ML vira briga de cachorro grande
O anúncio, nesta quarta-feira, 15 de dezembro, da incorporação da Focus Energia pela Eneva é mais um indicativo de forte movimento de concentração entre operadores do mercado livre, que aparentemente está longe de terminar.
Nas últimas semanas, o Grupo Equatorial comprou os 49% das ações da comercializadora Solenergias que estavam em poder dos outros sócios. A Vibra já tinha ficado com metade da Comerc e a Cosan já tinha absorvido a totalidade da Compass.
Quem olha para a extensa e exuberante lista de associados da Abraceel, com 106 empresas, talvez não perceba, mas, à medida em que se aproxima a eventual abertura do mercado livre, com a tendência de expansão do atraente negócio das comercializadoras, tudo faz crer que a associação deverá encolher devido ao processo de concentração. O jogo está ficando bom para ser jogado, mas provavelmente isso valerá apenas para cachorros grandes.
Uma das razões para a concentração é mais ou menos óbvia. A CCEE e a Aneel ainda não abriram totalmente o jogo, mas o fato é que só haverá expansão das operações dos agentes de comercialização se forem alteradas as regras, permitindo-se que seja jogado apenas por comercializadoras que tenham retaguarda. Isto significa patrimônio líquido compatível, incluindo ativos operacionais e grana nos bancos em condições de compensar eventuais prejuízos no mercado.
Está chegando ao fim a era de romantismo do mercado livre, quando o empreendedor abria uma empresinha de R$ 5 mil de capital social e entrava quente no mercado, operando milhões e milhões de reais, até que um dia a casa caía (em consequência de fraude ou apenas de operações de risco mal calculado).
Em alguns casos, o empreendedor totalmente picareta passava a mão numa mala cheia de dinheiro e ia curtir a vida em Miami, antecipando a boa vida dos autores de algumas falcatruas com moedas virtuais, os chamados magnatas do bitcoin.
Nesse período romântico do mercado livre, até cartas de fiança falsas costumavam aparecer nas operações do mercado livre, segundo rumores contados pelo próprio mercado.
Tudo isso está ficando para trás.
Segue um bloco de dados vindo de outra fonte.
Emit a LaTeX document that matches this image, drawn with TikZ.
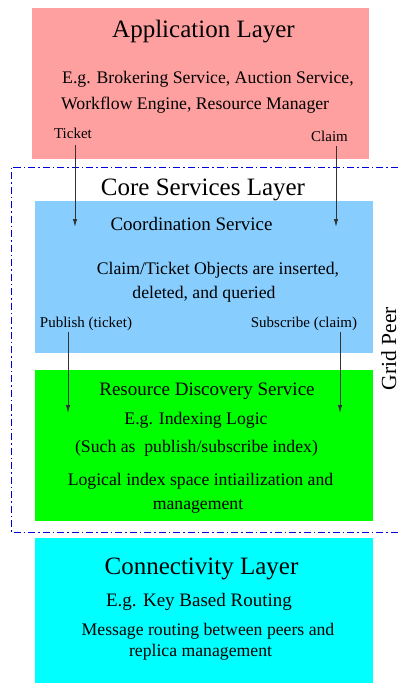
\documentclass[tikz,border=0pt]{standalone}
\usepackage{fontspec}
\setmainfont{Liberation Serif}
\usetikzlibrary{arrows.meta}
\definecolor{apppink}{RGB}{255,160,160}
\definecolor{coreblue}{RGB}{135,206,255}
\definecolor{rdsgreen}{RGB}{0,255,0}
\definecolor{conncyan}{RGB}{0,255,255}
\definecolor{peerblue}{RGB}{0,0,220}

\begin{document}
\begin{tikzpicture}[x=1pt,y=-1pt,
  layerbox/.style={anchor=north west, inner sep=0pt, outer sep=0pt},
  ttl/.style={anchor=base, inner sep=0pt, font=\fontsize{25}{30}\selectfont},
  sub/.style={anchor=base, inner sep=0pt, font=\fontsize{19}{23}\selectfont},
  body/.style={anchor=base, inner sep=0pt, font=\fontsize{17.7}{22}\selectfont},
  lbl/.style={anchor=base, inner sep=0pt, font=\fontsize{15}{18}\selectfont},
  flow/.style={draw=black!80, line width=1pt, -{Latex[length=8pt,width=4.5pt]}},
  peer/.style={draw=peerblue, line width=1pt, dash pattern=on 7pt off 3pt on 1.5pt off 3pt}]
\useasboundingbox (0,0) rectangle (401,683);

% application layer
\node[layerbox, fill=apppink, minimum width=337pt, minimum height=151pt] (app) at (32,8) {};

% grid peer frame (open on the right)
\draw[peer] (412,167) -- (11,167) -- (11,532) -- (412,532);

% layer boxes inside and below the peer
\node[layerbox, fill=coreblue, minimum width=338pt, minimum height=152pt] (coord) at (35,201) {};
\node[layerbox, fill=rdsgreen, minimum width=338pt, minimum height=151pt] (rds) at (35,370) {};
\node[layerbox, fill=conncyan, minimum width=338pt, minimum height=150pt] (conn) at (35,538) {};

% application layer texts
\node[ttl] (appT) at (203.5,37) {Application Layer};
\node[body, anchor=base west] (appA) at (62,83.5) {E.g. Brokering Service, Auction Service,};
\node[body, anchor=base west] (appB) at (61,109) {Workflow Engine, Resource Manager};
\node[lbl] (ticket) at (73,138) {Ticket};
\node[lbl] (claim) at (329.5,141) {Claim};

% core services texts
\node[ttl] (coreT) at (203,195) {Core Services Layer};
\node[sub] (coordT) at (191.5,230.5) {Coordination Service};
\node[body] (coordA) at (218,274) {Claim/Ticket Objects are inserted,};
\node[body] (coordB) at (204,298) {deleted, and queried};
\node[lbl] (publish) at (86,327) {Publish (ticket)};
\node[lbl] (subscribe) at (304,327) {Subscribe (claim)};

% resource discovery texts
\node[sub] (rdsT) at (207,395) {Resource Discovery Service};
\node[body] (rdsA) at (196,424) {E.g. Indexing Logic};
\node[body] (rdsB) at (196.5,452.5) {(Such as\ \ publish/subscribe index)};
\node[body] (rdsC) at (200.5,485) {Logical index space intiailization and};
\node[body] (rdsD) at (198,509) {management};

% connectivity texts
\node[ttl] (connT) at (201.5,574) {Connectivity Layer};
\node[sub] (connA) at (199,606) {E.g. Key Based Routing};
\node[body] (connB) at (208,635) {Message routing between peers and};
\node[body] (connC) at (200.5,656.5) {replica management};

% side label
\node[anchor=base, inner sep=0pt, rotate=90, font=\fontsize{21.5}{25}\selectfont] (peerT) at (396,348.5) {Grid Peer};

% flow arrows
\coordinate (tkA) at (75,145);
\coordinate (tkB) at (75,227);
\coordinate (clA) at (336,146);
\coordinate (clB) at (336,227);
\coordinate (pbA) at (68,332);
\coordinate (pbB) at (68,413);
\coordinate (sbA) at (340,332);
\coordinate (sbB) at (340,413);
\draw[flow] (tkA) -- (tkB);
\draw[flow] (clA) -- (clB);
\draw[flow] (pbA) -- (pbB);
\draw[flow] (sbA) -- (sbB);
\end{tikzpicture}
\end{document}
O que está chegando no novo mundo da comercialização são conglomerados de energia ou não, bancos e grandes empresas com múltiplos interesses e forte capitalização.
Eles já estão constituindo a segunda geração do mercado livre, pouco mais de 20 anos depois dos primeiros empreendedores, que, de pastinha na mão, batiam na porta de potenciais consumidores livres para falar de um negócio que ninguém sabia direito o que era.
É preciso tirar o chapéu para os primeiros comercializadores de energia elétrica. Essa turma pioneira saiu do zero e criou um belíssimo negócio que hoje representa 35% da energia vendida no País e vale R$ 100 bilhões. Opa, não é pouca coisa, mas um mercado desse tamanho não é para bagre e sim para tubarões. Tem muita gente de olho grande nesse enorme mercado e muitos interessados já estão a caminho.
Na realidade, não se trata de uma novidade na economia brasileira. Aconteceu nas últimas décadas com o sistema bancário. Nos anos 90, quando a inflação deixou de ser a grande preocupação nacional (volta a ser, lamentavelmente, mas isto não é assunto para agora), foram abertas muitas instituições financeiras de menor porte, normalmente com operações regionais, acompanhando, aliás, um movimento na história do sistema bancário que era cíclico.
O Brasil tinha bancos regionais, que depois desapareceram e depois voltaram a existir. Praticamente todos esses novos bancos sumiram do mercado e o Brasil voltou a ter praticamente seis ou sete bancões, até os últimos anos, quando o sistema financeiro foi fortemente sacudido pelo surgimento das fintechs e algumas se transformaram em empresas enormes. É um mercado que também está em ebulição, tentando entender o que está ocorrendo.
Nos últimos tempos, dezenas de comercializadoras foram criadas, todo mundo na expectativa de ganhar um dinheirinho no mercado que está se abrindo. De certa forma, esses novos agentes do mercado repetiram o papel dos comercializadores pioneiros dos anos 2000. Entretanto, agora, com o arrocho das exigências que serão feitas pela Aneel e CCEE, muitos simplesmente não sobreviverão e serão engolidos pelos grandões, que já estão dando o ar da graça e forçando a passagem.
Está acabando o momento em que se dizia que havia lugar para todo mundo. Dentro de pouco tempo, só haverá lugar para os grandes. Se não for assim, não haverá abertura do mercado de energia elétrica. Quem entrou no mercado nos últimos anos e ralou para aprender como esse negócio funcionava, tudo bem. Quem não entrou até agora, não entra mais. Só se tiver muita grana e ativos operacionais para oferecer em garantia.